Given material ::

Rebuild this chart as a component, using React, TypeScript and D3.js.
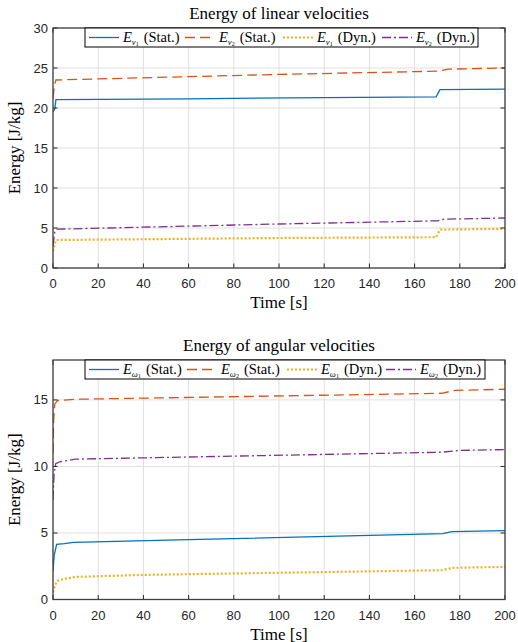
import React from 'react';
import * as d3 from 'd3';

// ---------- data ----------
const xTicks = [0, 20, 40, 60, 80, 100, 120, 140, 160, 180, 200];
const linYTicks = [0, 5, 10, 15, 20, 25, 30];
const angYTicks = [0, 5, 10, 15];

const titles = ['Energy of linear velocities', 'Energy of angular velocities'];
const xLabel = 'Time [s]';
const yLabel = 'Energy [J/kg]';

// linear velocities
const v1StatT = [0, 0.8, 1.3, 60, 120, 169.5, 170.3, 171.2, 200];
const v1StatE = [19.5, 19.9, 21.05, 21.15, 21.3, 21.4, 21.8, 22.3, 22.35];
const v2StatT = [0, 0.6, 1.3, 100, 170, 175, 200];
const v2StatE = [21.2, 22.8, 23.5, 24.2, 24.6, 24.85, 25.0];
const v1DynT = [0, 0.8, 1.5, 100, 169.5, 170.5, 171.5, 200];
const v1DynE = [2.1, 3.0, 3.5, 3.75, 3.85, 4.4, 4.8, 4.9];
const v2DynT = [0, 0.8, 1.5, 100, 170, 173, 200];
const v2DynE = [2.8, 4.5, 4.85, 5.5, 5.9, 6.1, 6.25];

// angular velocities
const w1StatT = [0, 0.5, 1.6, 5, 9, 60, 172.5, 176.5, 200];
const w1StatE = [2.1, 3.3, 4.15, 4.2, 4.3, 4.5, 4.95, 5.1, 5.18];
const w2StatT = [0, 0.3, 0.8, 2, 10, 172, 178, 200];
const w2StatE = [11.0, 13.5, 14.7, 14.95, 15.05, 15.5, 15.72, 15.8];
const w1DynT = [0, 1, 2, 5, 10, 40, 172, 177, 200];
const w1DynE = [0.55, 1.1, 1.4, 1.55, 1.7, 1.85, 2.2, 2.38, 2.45];
const w2DynT = [0, 0.5, 1.2, 3, 10, 172, 180, 200];
const w2DynE = [7.5, 9.5, 10.2, 10.35, 10.55, 11.07, 11.2, 11.27];

const kinds = ['Stat.', 'Stat.', 'Dyn.', 'Dyn.'];
const indices = ['1', '2', '1', '2'];

// ---------- styles ----------
const colors = ['#0072BD', '#D95319', '#EDB120', '#7E2F8E'];
const dashes = ['', '10,5', '2,2', '9,3,2,3'];
const widths = [1.3, 1.3, 2.2, 1.3];

const SERIF = '"Liberation Serif", "Times New Roman", serif';
const SANS = '"Liberation Sans", Arial, Helvetica, sans-serif';
const AX = '#262626';

type Series = { t: number[]; e: number[] };

type PanelProps = {
  top: number;
  bottom: number;
  yMax: number;
  yTicks: number[];
  series: Series[];
  title: string;
  sym: string;
  legendX: number[];
  legendRight: number;
  id: string;
};

const LEFT = 53;
const RIGHT = 505;

function Panel({ top, bottom, yMax, yTicks, series, title, sym, legendX, legendRight, id }: PanelProps) {
  const x = d3.scaleLinear().domain([0, 200]).range([LEFT, RIGHT]);
  const y = d3.scaleLinear().domain([0, yMax]).range([bottom, top]);
  const line = d3
    .line<[number, number]>()
    .x((d) => x(d[0]))
    .y((d) => y(d[1]));
  const tickLen = 4.5;
  const lgTop = top;
  const lgH = 19;
  const lgLeft = 85;
  return (
    <g>
      <defs>
        <clipPath id={id}>
          <rect x={LEFT} y={top} width={RIGHT - LEFT} height={bottom - top} />
        </clipPath>
      </defs>
      <rect x={LEFT} y={top} width={RIGHT - LEFT} height={bottom - top} fill="#fff" />
      {/* grid */}
      {xTicks.map((t) => (
        <line key={'gx' + t} x1={x(t)} x2={x(t)} y1={top} y2={bottom} stroke="#dfdfdf" strokeWidth={1} />
      ))}
      {yTicks.map((t) => (
        <line key={'gy' + t} x1={LEFT} x2={RIGHT} y1={y(t)} y2={y(t)} stroke="#dfdfdf" strokeWidth={1} />
      ))}
      {/* lines */}
      <g clipPath={`url(#${id})`}>
        {series.map((s, i) => (
          <path
            key={i}
            d={line(s.t.map((t, k) => [t, s.e[k]] as [number, number])) || ''}
            fill="none"
            stroke={colors[i]}
            strokeWidth={widths[i]}
            strokeDasharray={dashes[i] || undefined}
          />
        ))}
      </g>
      {/* ticks */}
      {xTicks.map((t) => (
        <g key={'tx' + t}>
          <line x1={x(t)} x2={x(t)} y1={bottom} y2={bottom - tickLen} stroke={AX} strokeWidth={1} />
          <line x1={x(t)} x2={x(t)} y1={top} y2={top + tickLen} stroke={AX} strokeWidth={1} />
          <text x={x(t)} y={bottom + 20} textAnchor="middle" fontFamily={SANS} fontSize={13} fill={AX}>
            {t}
          </text>
        </g>
      ))}
      {yTicks.map((t) => (
        <g key={'ty' + t}>
          <line x1={LEFT} x2={LEFT + tickLen} y1={y(t)} y2={y(t)} stroke={AX} strokeWidth={1} />
          <line x1={RIGHT} x2={RIGHT - tickLen} y1={y(t)} y2={y(t)} stroke={AX} strokeWidth={1} />
          <text x={LEFT - 5} y={y(t) + 4.5} textAnchor="end" fontFamily={SANS} fontSize={13} fill={AX}>
            {t}
          </text>
        </g>
      ))}
      <rect x={LEFT} y={top} width={RIGHT - LEFT} height={bottom - top} fill="none" stroke="#404040" strokeWidth={1.3} />
      {/* title & labels */}
      <text x={(LEFT + RIGHT) / 2} y={top - 9} textAnchor="middle" fontFamily={SERIF} fontWeight="normal" fontSize={17} fill="#000">
        {title}
      </text>
      <text x={(LEFT + RIGHT) / 2} y={bottom + 40} textAnchor="middle" fontFamily={SERIF} fontWeight="normal" fontSize={17} fill="#000">
        {xLabel}
      </text>
      <text
        transform={`translate(20,${(top + bottom) / 2}) rotate(-90)`}
        textAnchor="middle"
        fontFamily={SERIF}
        fontWeight="normal"
        fontSize={17}
        fill="#000"
      >
        {yLabel}
      </text>
      {/* legend */}
      <rect x={lgLeft} y={lgTop} width={legendRight - lgLeft} height={lgH} fill="#fff" stroke="#000" strokeWidth={1} />
      {series.map((_, i) => {
        const lx = legendX[i];
        const ly = lgTop + lgH / 2;
        return (
          <g key={'lg' + i}>
            <line
              x1={lx}
              x2={lx + 30}
              y1={ly}
              y2={ly}
              stroke={colors[i]}
              strokeWidth={widths[i]}
              strokeDasharray={dashes[i] || undefined}
            />
            <text x={lx + 34} y={ly + 4.5} fontFamily={SERIF} fontWeight="normal" fontSize={14.5} fill="#000">
              <tspan fontStyle="italic">E</tspan>
              <tspan fontStyle="italic" fontSize={8.5} dy={2.5}>
                {sym}
              </tspan>
              <tspan fontSize={6} dy={1.5}>
                {indices[i]}
              </tspan>
              <tspan fontSize={14.5} dy={-4} dx={5}>
                {'(' + kinds[i] + ')'}
              </tspan>
            </text>
          </g>
        );
      })}
    </g>
  );
}

export default function App() {
  const lin: Series[] = [
    { t: v1StatT, e: v1StatE },
    { t: v2StatT, e: v2StatE },
    { t: v1DynT, e: v1DynE },
    { t: v2DynT, e: v2DynE },
  ];
  const ang: Series[] = [
    { t: w1StatT, e: w1StatE },
    { t: w2StatT, e: w2StatE },
    { t: w1DynT, e: w1DynE },
    { t: w2DynT, e: w2DynE },
  ];
  return (
    <svg
      width={518}
      height={642}
      style={{ position: 'absolute', left: 0, top: 0, background: '#fff' }}
    >
      <rect width={518} height={642} fill="#fff" />
      <Panel
        id="c1"
        top={28}
        bottom={268}
        yMax={30}
        yTicks={linYTicks}
        series={lin}
        title={titles[0]}
        sym="v"
        legendX={[89, 185, 283, 382]}
        legendRight={478}
      />
      <Panel
        id="c2"
        top={360}
        bottom={599.5}
        yMax={18}
        yTicks={angYTicks}
        series={ang}
        title={titles[1]}
        sym="ω"
        legendX={[89, 187, 287, 386]}
        legendRight={485}
      />
    </svg>
  );
}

What is required :: Skip the pictures and restate exactly the lines from the beginning of the listing to the line with "const yLabel = 'Energy [J/kg]';", that line included.

Written reply ::
Rebuild this chart as a component, using React, TypeScript and D3.js.
import React from 'react';
import * as d3 from 'd3';

// ---------- data ----------
const xTicks = [0, 20, 40, 60, 80, 100, 120, 140, 160, 180, 200];
const linYTicks = [0, 5, 10, 15, 20, 25, 30];
const angYTicks = [0, 5, 10, 15];

const titles = ['Energy of linear velocities', 'Energy of angular velocities'];
const xLabel = 'Time [s]';
const yLabel = 'Energy [J/kg]';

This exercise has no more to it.